Maytag Corp. won more than $7 million in grants and loans, an effort to convince the company to keep its Galesburg plant. And local governments in Knox County threw in property tax abatements. Still, the company decided to shut operations in Illinois, meaning the loss of 2,000 jobs, some of which will be moved to Mexico. Last summer, Knox County State's Attorney Paul Mangieri was considering suing on behalf of local government bodies to recoup those abatements, according to the Peoria Journal Star. 

And Motorola Inc. won $36 million in state subsidies for a cellular phone manufacturing plant in Harvard before shutting operations there.

Last year, these moves inspired a state law aimed at holding firms that receive public subsidies accountable if they fail to follow through on promises. That was an idea the states were considering back in the 1980s, too. But former Gov. James Thompson told Illinois Issues at the time that contracts requiring companies to pay back the value of incentives if they fail or renege are "more show biz than reality." No corporation in America, he argued, can guarantee what its employment is going to be in five or 10 years. "We haven't," he said, "had enough bad experiences in Illinois economic development policy to be worrying about that as a priority at the moment."

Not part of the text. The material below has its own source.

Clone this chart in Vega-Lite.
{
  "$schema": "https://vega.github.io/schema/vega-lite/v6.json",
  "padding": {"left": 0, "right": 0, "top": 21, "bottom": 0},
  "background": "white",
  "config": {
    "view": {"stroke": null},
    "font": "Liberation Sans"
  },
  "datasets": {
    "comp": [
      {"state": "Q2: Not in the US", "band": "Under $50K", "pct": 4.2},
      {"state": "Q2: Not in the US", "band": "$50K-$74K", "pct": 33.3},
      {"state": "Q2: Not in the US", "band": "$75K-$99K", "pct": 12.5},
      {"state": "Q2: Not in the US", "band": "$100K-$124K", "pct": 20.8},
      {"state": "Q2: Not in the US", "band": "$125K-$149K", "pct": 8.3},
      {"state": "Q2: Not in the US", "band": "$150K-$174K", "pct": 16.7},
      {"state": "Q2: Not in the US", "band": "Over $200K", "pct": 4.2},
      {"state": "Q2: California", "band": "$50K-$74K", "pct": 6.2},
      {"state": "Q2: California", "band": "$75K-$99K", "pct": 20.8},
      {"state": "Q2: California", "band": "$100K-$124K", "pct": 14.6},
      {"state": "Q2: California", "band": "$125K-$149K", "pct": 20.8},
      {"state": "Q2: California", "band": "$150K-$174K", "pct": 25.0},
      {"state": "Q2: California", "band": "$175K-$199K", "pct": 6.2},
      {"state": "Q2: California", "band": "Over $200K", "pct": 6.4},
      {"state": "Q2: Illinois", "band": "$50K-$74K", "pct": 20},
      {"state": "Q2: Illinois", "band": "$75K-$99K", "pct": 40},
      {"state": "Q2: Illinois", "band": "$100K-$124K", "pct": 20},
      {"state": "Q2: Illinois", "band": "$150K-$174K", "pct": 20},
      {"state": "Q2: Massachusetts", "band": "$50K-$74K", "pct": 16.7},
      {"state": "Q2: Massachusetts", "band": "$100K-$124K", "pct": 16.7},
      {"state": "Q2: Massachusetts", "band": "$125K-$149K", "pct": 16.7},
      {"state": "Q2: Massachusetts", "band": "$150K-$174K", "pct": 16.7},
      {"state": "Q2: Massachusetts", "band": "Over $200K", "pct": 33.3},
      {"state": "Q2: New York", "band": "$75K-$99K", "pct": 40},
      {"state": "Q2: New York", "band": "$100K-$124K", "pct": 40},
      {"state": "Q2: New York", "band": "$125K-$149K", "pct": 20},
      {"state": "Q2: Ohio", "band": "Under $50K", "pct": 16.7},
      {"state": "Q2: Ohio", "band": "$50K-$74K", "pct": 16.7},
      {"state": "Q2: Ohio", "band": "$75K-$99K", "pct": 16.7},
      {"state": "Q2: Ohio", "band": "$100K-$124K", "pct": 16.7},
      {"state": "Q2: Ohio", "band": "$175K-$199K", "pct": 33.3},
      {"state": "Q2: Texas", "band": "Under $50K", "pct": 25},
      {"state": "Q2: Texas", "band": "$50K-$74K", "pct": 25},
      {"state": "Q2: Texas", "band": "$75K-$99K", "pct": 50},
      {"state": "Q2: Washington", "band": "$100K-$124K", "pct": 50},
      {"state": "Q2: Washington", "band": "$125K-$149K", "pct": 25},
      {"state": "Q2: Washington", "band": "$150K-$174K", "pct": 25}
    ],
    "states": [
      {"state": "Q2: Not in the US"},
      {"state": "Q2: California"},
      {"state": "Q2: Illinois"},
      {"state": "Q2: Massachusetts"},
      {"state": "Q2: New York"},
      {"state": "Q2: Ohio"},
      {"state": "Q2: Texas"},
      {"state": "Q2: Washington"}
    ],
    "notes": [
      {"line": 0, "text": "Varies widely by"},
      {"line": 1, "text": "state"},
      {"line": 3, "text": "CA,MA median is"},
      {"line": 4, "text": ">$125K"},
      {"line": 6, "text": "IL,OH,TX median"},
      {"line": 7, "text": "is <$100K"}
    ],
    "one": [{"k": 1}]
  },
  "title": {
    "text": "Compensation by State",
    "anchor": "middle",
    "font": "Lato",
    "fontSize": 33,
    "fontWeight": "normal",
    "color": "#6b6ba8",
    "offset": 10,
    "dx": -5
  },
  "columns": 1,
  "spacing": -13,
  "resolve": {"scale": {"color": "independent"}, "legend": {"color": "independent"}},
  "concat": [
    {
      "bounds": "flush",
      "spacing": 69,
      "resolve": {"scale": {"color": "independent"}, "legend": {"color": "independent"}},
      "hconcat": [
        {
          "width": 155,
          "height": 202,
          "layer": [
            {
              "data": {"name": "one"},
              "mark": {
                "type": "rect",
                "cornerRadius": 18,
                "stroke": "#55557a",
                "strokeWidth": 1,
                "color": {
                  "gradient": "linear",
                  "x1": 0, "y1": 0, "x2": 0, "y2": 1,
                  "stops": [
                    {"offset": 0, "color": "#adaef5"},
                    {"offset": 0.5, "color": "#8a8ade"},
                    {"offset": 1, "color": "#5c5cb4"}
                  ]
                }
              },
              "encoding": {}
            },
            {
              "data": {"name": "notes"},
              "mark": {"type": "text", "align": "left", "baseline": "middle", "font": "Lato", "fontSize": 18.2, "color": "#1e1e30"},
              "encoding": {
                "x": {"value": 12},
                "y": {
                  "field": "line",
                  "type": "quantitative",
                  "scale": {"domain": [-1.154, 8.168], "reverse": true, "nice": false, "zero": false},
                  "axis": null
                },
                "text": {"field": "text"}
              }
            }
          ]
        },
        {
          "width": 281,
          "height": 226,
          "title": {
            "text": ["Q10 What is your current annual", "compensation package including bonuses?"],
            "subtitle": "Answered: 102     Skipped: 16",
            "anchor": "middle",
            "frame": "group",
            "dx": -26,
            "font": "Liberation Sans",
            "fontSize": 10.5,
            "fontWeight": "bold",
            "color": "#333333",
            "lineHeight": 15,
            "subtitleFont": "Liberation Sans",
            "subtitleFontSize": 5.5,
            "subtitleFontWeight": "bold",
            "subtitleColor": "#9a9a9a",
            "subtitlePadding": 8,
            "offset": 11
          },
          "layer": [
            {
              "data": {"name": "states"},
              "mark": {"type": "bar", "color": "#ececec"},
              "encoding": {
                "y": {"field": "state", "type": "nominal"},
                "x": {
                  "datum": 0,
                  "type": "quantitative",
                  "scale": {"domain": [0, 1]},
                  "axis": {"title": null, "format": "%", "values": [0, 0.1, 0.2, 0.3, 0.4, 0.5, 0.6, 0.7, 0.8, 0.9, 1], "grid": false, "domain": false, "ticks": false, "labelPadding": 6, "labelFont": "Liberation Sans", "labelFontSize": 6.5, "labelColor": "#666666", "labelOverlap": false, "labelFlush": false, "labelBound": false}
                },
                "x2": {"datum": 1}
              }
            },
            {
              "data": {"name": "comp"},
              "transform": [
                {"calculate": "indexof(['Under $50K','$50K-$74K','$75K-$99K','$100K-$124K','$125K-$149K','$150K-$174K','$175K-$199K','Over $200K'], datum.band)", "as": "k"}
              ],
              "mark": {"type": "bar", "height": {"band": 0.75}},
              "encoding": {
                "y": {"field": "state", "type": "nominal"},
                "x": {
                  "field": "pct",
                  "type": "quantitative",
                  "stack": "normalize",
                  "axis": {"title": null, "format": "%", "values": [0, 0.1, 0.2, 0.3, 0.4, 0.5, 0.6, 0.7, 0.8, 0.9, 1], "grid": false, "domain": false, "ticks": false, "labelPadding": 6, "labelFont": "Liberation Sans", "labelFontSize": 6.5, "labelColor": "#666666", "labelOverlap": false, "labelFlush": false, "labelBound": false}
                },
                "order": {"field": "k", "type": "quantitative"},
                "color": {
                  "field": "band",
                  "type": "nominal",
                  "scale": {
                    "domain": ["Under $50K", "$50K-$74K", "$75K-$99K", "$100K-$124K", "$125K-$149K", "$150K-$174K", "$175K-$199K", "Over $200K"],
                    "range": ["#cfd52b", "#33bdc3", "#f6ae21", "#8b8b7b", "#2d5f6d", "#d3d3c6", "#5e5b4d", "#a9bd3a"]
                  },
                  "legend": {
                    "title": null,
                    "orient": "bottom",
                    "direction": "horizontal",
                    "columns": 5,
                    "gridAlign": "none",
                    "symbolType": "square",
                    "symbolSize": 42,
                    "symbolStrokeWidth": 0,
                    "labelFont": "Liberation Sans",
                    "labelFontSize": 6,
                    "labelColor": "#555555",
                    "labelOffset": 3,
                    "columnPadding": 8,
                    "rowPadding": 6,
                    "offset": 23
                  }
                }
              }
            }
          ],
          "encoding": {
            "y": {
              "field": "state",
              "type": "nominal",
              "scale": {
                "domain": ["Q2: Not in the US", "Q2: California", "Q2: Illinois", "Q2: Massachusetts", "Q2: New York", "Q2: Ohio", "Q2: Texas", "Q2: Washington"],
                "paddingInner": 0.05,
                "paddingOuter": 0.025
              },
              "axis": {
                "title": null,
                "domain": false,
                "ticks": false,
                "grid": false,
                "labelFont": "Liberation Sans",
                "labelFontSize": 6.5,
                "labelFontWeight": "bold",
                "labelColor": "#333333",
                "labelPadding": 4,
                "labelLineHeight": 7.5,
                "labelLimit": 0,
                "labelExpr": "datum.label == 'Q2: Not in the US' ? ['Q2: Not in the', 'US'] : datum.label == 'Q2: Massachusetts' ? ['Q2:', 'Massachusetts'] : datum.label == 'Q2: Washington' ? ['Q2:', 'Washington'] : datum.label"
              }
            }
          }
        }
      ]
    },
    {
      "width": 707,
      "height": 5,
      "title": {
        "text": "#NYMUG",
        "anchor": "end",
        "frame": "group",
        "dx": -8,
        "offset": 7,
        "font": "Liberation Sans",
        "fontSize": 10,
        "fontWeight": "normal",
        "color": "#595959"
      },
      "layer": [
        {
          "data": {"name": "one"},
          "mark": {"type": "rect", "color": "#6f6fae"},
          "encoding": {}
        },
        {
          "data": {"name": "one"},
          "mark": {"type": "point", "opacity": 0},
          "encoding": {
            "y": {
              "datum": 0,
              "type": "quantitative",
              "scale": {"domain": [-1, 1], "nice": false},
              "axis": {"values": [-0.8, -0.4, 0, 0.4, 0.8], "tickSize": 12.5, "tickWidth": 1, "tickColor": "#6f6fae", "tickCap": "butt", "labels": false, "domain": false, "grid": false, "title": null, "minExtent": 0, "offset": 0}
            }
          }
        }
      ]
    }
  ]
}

To individual workers, and the communities where they reside, the bad experiences have mounted. Yet, if anything, the economic development issue has grown more complex, and the solutions less clear. As recently as a decade ago, Illinois was competing with Indiana, say, or Texas, engaging in what was called "border wars." But those borders have expanded. Today, the state is competing with Mexico and China. And, while business was once buffeted by national economic shifts, it must increasingly contend with global economic forces that can defy most long-term planning. The fate of the Mitsubishi plant in Normal, for instance, is dependent on the company's volatile fortunes in Japan. In this context, can the state realistically hold a company's feet to the fire in Normal, Harvard or Galesburg?

Business is built to maximize profits. And that's what it does. So if the public sector wants to intervene in the free-market sector, there are inevitable risks. Getting it in writing is worth a try. But beyond efforts to mandate "corporate accountability," the record shows there's room for "government accountability." Two state auditors general have said as much. 

Cronson's report on the state's role in economic development was the most comprehensive. He supported contracts when financial subsidies are given, and recovery if firms fail to comply with obligations. He also called for analyses of economic impacts and financial need. And he called for stronger oversight by the state. But he also suggested the General Assembly might want to eliminate subsidies to individual firms and concentrate development resources on programs that make Illinois a better place to do business for all firms.

We point to an encouraging step in this issue: a state-backed community and small business development program outlined by Stephanie Zimmermann. But a piece by Dori Meinert, noting the congressional rewrite of the corporate tax code, reveals elected officials' instincts. 

So will government officials say "suck wind" anytime soon? Not likely. As we reported 15 years ago this month, not many politicians are eager to be spoilers when jobs and benefits for favored businesses are at stake.